**Stated problem:** Reproduce all of the data below without alteration; exclude every picture.

**Data provided:**
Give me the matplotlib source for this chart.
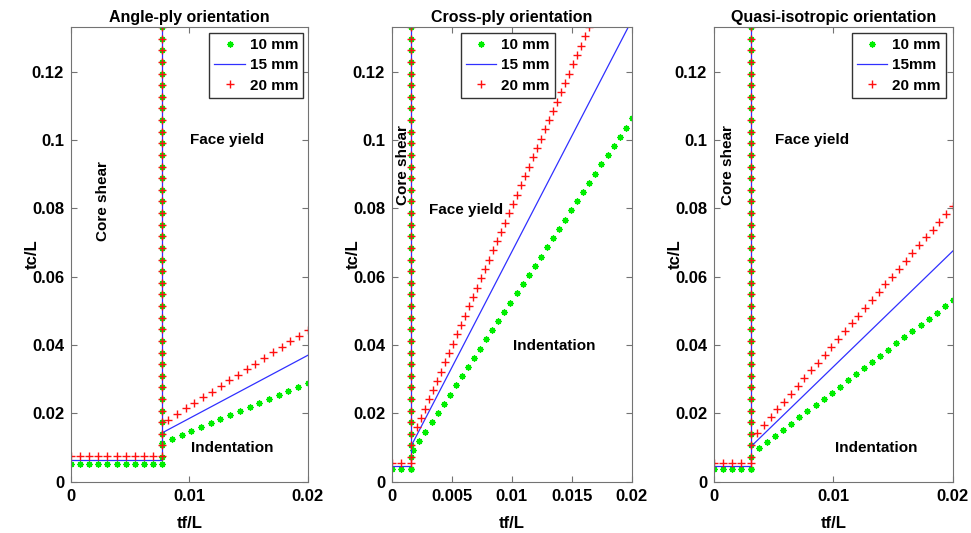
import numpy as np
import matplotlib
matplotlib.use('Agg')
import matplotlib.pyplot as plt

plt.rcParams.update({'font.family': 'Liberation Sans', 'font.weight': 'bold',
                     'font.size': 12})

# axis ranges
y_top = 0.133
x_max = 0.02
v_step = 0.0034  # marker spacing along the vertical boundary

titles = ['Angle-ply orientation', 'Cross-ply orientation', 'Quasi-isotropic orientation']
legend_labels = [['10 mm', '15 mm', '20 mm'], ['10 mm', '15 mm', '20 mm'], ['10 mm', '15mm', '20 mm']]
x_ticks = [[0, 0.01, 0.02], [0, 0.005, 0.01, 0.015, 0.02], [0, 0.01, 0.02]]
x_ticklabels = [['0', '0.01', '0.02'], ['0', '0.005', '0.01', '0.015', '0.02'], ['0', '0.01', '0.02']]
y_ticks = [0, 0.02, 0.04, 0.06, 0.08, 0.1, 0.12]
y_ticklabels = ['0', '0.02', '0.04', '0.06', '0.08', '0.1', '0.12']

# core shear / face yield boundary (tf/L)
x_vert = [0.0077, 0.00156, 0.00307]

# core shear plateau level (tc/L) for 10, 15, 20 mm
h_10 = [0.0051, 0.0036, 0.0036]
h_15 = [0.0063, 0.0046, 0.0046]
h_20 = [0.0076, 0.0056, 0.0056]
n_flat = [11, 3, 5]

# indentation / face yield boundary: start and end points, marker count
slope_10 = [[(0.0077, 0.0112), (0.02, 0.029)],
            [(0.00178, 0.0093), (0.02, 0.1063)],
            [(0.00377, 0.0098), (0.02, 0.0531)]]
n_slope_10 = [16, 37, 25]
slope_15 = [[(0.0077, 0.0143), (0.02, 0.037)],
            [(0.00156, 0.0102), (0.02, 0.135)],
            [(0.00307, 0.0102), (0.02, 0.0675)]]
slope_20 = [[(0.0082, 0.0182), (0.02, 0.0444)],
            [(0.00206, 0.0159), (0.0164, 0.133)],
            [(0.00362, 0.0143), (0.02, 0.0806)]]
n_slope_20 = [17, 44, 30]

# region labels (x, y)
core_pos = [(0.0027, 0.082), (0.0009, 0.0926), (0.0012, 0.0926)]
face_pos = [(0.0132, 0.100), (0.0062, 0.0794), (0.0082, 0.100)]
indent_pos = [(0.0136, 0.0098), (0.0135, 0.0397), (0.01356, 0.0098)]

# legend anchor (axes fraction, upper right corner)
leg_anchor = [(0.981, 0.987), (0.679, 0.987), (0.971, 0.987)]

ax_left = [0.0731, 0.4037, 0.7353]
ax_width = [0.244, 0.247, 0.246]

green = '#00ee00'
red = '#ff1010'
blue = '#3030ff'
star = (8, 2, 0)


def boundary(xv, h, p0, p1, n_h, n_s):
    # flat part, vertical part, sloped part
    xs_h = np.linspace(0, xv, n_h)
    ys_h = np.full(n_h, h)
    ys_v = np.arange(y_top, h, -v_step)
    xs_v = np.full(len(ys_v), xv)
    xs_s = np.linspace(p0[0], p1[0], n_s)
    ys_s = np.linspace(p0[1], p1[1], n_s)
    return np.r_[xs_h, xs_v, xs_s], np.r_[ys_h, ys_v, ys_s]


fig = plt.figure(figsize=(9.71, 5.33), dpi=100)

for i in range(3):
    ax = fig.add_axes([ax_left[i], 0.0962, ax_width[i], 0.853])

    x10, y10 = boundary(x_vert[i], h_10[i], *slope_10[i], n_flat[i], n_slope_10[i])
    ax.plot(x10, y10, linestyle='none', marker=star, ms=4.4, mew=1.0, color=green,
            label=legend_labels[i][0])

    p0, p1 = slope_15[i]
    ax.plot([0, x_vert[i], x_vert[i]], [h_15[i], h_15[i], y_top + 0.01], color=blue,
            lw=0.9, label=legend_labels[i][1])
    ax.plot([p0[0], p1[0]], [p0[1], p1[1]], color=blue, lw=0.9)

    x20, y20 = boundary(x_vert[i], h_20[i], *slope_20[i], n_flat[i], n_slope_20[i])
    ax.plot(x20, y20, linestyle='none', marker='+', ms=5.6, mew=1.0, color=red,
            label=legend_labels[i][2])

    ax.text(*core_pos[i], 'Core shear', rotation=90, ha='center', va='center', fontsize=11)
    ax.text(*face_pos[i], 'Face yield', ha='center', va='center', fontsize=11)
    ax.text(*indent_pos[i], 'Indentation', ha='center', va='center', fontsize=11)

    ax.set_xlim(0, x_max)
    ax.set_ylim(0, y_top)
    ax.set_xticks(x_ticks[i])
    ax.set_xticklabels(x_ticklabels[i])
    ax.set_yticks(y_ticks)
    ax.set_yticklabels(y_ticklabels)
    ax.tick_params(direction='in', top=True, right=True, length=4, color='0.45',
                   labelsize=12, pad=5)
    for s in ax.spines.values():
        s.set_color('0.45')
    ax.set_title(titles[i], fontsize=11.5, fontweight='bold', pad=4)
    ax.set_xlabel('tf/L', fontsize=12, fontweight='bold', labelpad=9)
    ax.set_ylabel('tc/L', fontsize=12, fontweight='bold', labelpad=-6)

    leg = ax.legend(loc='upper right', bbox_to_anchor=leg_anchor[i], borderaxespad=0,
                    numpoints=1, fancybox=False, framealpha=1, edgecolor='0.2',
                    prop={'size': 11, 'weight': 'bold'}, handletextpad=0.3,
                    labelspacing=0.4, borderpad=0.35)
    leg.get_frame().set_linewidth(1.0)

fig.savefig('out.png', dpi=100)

**Answer to the problem:**
Give me the matplotlib source for this chart.
import numpy as np
import matplotlib
matplotlib.use('Agg')
import matplotlib.pyplot as plt

plt.rcParams.update({'font.family': 'Liberation Sans', 'font.weight': 'bold',
                     'font.size': 12})

# axis ranges
y_top = 0.133
x_max = 0.02
v_step = 0.0034  # marker spacing along the vertical boundary

titles = ['Angle-ply orientation', 'Cross-ply orientation', 'Quasi-isotropic orientation']
legend_labels = [['10 mm', '15 mm', '20 mm'], ['10 mm', '15 mm', '20 mm'], ['10 mm', '15mm', '20 mm']]
x_ticks = [[0, 0.01, 0.02], [0, 0.005, 0.01, 0.015, 0.02], [0, 0.01, 0.02]]
x_ticklabels = [['0', '0.01', '0.02'], ['0', '0.005', '0.01', '0.015', '0.02'], ['0', '0.01', '0.02']]
y_ticks = [0, 0.02, 0.04, 0.06, 0.08, 0.1, 0.12]
y_ticklabels = ['0', '0.02', '0.04', '0.06', '0.08', '0.1', '0.12']

# core shear / face yield boundary (tf/L)
x_vert = [0.0077, 0.00156, 0.00307]

# core shear plateau level (tc/L) for 10, 15, 20 mm
h_10 = [0.0051, 0.0036, 0.0036]
h_15 = [0.0063, 0.0046, 0.0046]
h_20 = [0.0076, 0.0056, 0.0056]
n_flat = [11, 3, 5]

# indentation / face yield boundary: start and end points, marker count
slope_10 = [[(0.0077, 0.0112), (0.02, 0.029)],
            [(0.00178, 0.0093), (0.02, 0.1063)],
            [(0.00377, 0.0098), (0.02, 0.0531)]]
n_slope_10 = [16, 37, 25]
slope_15 = [[(0.0077, 0.0143), (0.02, 0.037)],
            [(0.00156, 0.0102), (0.02, 0.135)],
            [(0.00307, 0.0102), (0.02, 0.0675)]]
slope_20 = [[(0.0082, 0.0182), (0.02, 0.0444)],
            [(0.00206, 0.0159), (0.0164, 0.133)],
            [(0.00362, 0.0143), (0.02, 0.0806)]]
n_slope_20 = [17, 44, 30]

# region labels (x, y)
core_pos = [(0.0027, 0.082), (0.0009, 0.0926), (0.0012, 0.0926)]
face_pos = [(0.0132, 0.100), (0.0062, 0.0794), (0.0082, 0.100)]
indent_pos = [(0.0136, 0.0098), (0.0135, 0.0397), (0.01356, 0.0098)]

# legend anchor (axes fraction, upper right corner)
leg_anchor = [(0.981, 0.987), (0.679, 0.987), (0.971, 0.987)]

ax_left = [0.0731, 0.4037, 0.7353]
ax_width = [0.244, 0.247, 0.246]

green = '#00ee00'
red = '#ff1010'
blue = '#3030ff'
star = (8, 2, 0)


def boundary(xv, h, p0, p1, n_h, n_s):
    # flat part, vertical part, sloped part
    xs_h = np.linspace(0, xv, n_h)
    ys_h = np.full(n_h, h)
    ys_v = np.arange(y_top, h, -v_step)
    xs_v = np.full(len(ys_v), xv)
    xs_s = np.linspace(p0[0], p1[0], n_s)
    ys_s = np.linspace(p0[1], p1[1], n_s)
    return np.r_[xs_h, xs_v, xs_s], np.r_[ys_h, ys_v, ys_s]


fig = plt.figure(figsize=(9.71, 5.33), dpi=100)

for i in range(3):
    ax = fig.add_axes([ax_left[i], 0.0962, ax_width[i], 0.853])

    x10, y10 = boundary(x_vert[i], h_10[i], *slope_10[i], n_flat[i], n_slope_10[i])
    ax.plot(x10, y10, linestyle='none', marker=star, ms=4.4, mew=1.0, color=green,
            label=legend_labels[i][0])

    p0, p1 = slope_15[i]
    ax.plot([0, x_vert[i], x_vert[i]], [h_15[i], h_15[i], y_top + 0.01], color=blue,
            lw=0.9, label=legend_labels[i][1])
    ax.plot([p0[0], p1[0]], [p0[1], p1[1]], color=blue, lw=0.9)

    x20, y20 = boundary(x_vert[i], h_20[i], *slope_20[i], n_flat[i], n_slope_20[i])
    ax.plot(x20, y20, linestyle='none', marker='+', ms=5.6, mew=1.0, color=red,
            label=legend_labels[i][2])

    ax.text(*core_pos[i], 'Core shear', rotation=90, ha='center', va='center', fontsize=11)
    ax.text(*face_pos[i], 'Face yield', ha='center', va='center', fontsize=11)
    ax.text(*indent_pos[i], 'Indentation', ha='center', va='center', fontsize=11)

    ax.set_xlim(0, x_max)
    ax.set_ylim(0, y_top)
    ax.set_xticks(x_ticks[i])
    ax.set_xticklabels(x_ticklabels[i])
    ax.set_yticks(y_ticks)
    ax.set_yticklabels(y_ticklabels)
    ax.tick_params(direction='in', top=True, right=True, length=4, color='0.45',
                   labelsize=12, pad=5)
    for s in ax.spines.values():
        s.set_color('0.45')
    ax.set_title(titles[i], fontsize=11.5, fontweight='bold', pad=4)
    ax.set_xlabel('tf/L', fontsize=12, fontweight='bold', labelpad=9)
    ax.set_ylabel('tc/L', fontsize=12, fontweight='bold', labelpad=-6)

    leg = ax.legend(loc='upper right', bbox_to_anchor=leg_anchor[i], borderaxespad=0,
                    numpoints=1, fancybox=False, framealpha=1, edgecolor='0.2',
                    prop={'size': 11, 'weight': 'bold'}, handletextpad=0.3,
                    labelspacing=0.4, borderpad=0.35)
    leg.get_frame().set_linewidth(1.0)

fig.savefig('out.png', dpi=100)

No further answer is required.